Né le 8 juillet 1897 à Plouharnel (Morbihan). Son père est médecin.

 

2. Le témoignage

Charles Gaillard, Au front à 17 ans. Lettres d’un jeune Morbihannais à sa famille, présentées par Blanche-Marie Gaillard, Saint-Cyr-sur-Loire, Alan Sutton, 2005, 191 p., illustrations.

 

3. Analyse

Engagé volontaire, Charles Gaillard arrive sur le front avec le 65e RI en décembre 1914 dans la Somme. Le régiment est envoyé en Champagne pour l’offensive de septembre 1915. Les lettres de Charles Gaillard décrivent le secteur de Suippes, Perthes, Mesnil-lès-Hurlus. Sergent depuis quelques jours, il est tué à l’attaque de la Courtine, le 24 octobre.

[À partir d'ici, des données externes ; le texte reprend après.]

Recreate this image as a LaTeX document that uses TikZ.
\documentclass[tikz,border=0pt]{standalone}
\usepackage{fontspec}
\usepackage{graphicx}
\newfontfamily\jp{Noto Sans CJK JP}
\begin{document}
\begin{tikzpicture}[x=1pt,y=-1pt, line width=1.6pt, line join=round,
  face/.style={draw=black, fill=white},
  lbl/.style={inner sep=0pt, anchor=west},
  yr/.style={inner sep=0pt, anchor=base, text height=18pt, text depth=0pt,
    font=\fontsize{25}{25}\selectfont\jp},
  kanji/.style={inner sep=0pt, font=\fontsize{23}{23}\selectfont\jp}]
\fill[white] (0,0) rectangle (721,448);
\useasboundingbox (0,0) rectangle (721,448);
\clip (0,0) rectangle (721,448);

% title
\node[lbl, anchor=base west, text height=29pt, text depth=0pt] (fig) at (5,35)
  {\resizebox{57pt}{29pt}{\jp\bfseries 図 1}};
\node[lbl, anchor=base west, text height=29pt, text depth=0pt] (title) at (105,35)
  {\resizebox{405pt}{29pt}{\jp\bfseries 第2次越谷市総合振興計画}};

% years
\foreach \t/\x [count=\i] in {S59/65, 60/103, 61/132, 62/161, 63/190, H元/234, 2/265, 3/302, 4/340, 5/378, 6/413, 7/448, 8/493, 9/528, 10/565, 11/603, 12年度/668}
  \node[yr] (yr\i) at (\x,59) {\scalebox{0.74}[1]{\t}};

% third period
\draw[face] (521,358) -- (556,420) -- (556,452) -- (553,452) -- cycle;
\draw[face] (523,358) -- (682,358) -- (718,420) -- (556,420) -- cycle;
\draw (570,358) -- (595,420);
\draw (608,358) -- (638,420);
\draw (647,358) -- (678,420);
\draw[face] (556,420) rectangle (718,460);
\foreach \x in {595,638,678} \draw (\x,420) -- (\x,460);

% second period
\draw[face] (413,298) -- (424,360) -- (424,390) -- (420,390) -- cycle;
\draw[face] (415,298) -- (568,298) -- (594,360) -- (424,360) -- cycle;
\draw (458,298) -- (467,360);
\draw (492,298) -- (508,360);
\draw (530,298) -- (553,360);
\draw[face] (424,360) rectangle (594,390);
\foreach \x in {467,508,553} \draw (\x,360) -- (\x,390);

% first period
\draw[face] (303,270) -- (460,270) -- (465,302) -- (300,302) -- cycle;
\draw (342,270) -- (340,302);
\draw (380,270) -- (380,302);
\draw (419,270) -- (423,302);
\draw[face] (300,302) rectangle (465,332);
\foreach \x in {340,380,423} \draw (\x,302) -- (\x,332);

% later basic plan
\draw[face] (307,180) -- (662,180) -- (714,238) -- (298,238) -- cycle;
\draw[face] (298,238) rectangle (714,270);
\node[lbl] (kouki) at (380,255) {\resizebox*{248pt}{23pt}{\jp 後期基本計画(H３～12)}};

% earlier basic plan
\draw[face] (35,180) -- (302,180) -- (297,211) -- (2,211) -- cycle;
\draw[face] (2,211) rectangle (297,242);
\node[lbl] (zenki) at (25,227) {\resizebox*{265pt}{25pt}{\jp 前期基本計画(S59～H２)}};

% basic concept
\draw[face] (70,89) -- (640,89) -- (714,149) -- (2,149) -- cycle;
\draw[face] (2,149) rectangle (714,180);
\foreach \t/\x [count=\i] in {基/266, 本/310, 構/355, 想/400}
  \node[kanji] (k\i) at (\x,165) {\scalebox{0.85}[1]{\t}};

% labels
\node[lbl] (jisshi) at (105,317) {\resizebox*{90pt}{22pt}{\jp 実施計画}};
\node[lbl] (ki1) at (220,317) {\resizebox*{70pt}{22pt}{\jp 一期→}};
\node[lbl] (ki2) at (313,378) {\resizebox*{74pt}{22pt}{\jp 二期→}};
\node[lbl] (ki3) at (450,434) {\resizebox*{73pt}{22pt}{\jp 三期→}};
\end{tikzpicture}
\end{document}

Les lettres apportent des éléments intéressants sur l’expérience de guerre d’un jeune bourgeois, enthousiaste jusqu’à la découverte des tranchées et des boyaux, ce qui lui fait écrire à sa mère qu’il faut empêcher son jeune frère de s’engager. Les thèmes récurrents de la guerre en première ligne sont présents : destructions, froid, boue, cadavres, butin de guerre, corvées… Il sait aussi décrire le miracle d’être encore vivant, le partage du contenu du sac d’un mort, la situation délicate d’un gamin qui doit commander des anciens… Il comprend vite l’inanité des attaques « meurtrières et sans résultat » (« On s’empêtre dans les fils de fer et on est mitraillé ! »), mais il espère toujours que celle qui vient sera décisive… Ses dessins donnent à voir concrètement une cagna, un réseau de tranchées, le détail d’un masque à gaz, mais aussi une scène de fraternisation avec les Allemands. Charles Gaillard a également pris de nombreuses photos, reproduites dans le livre.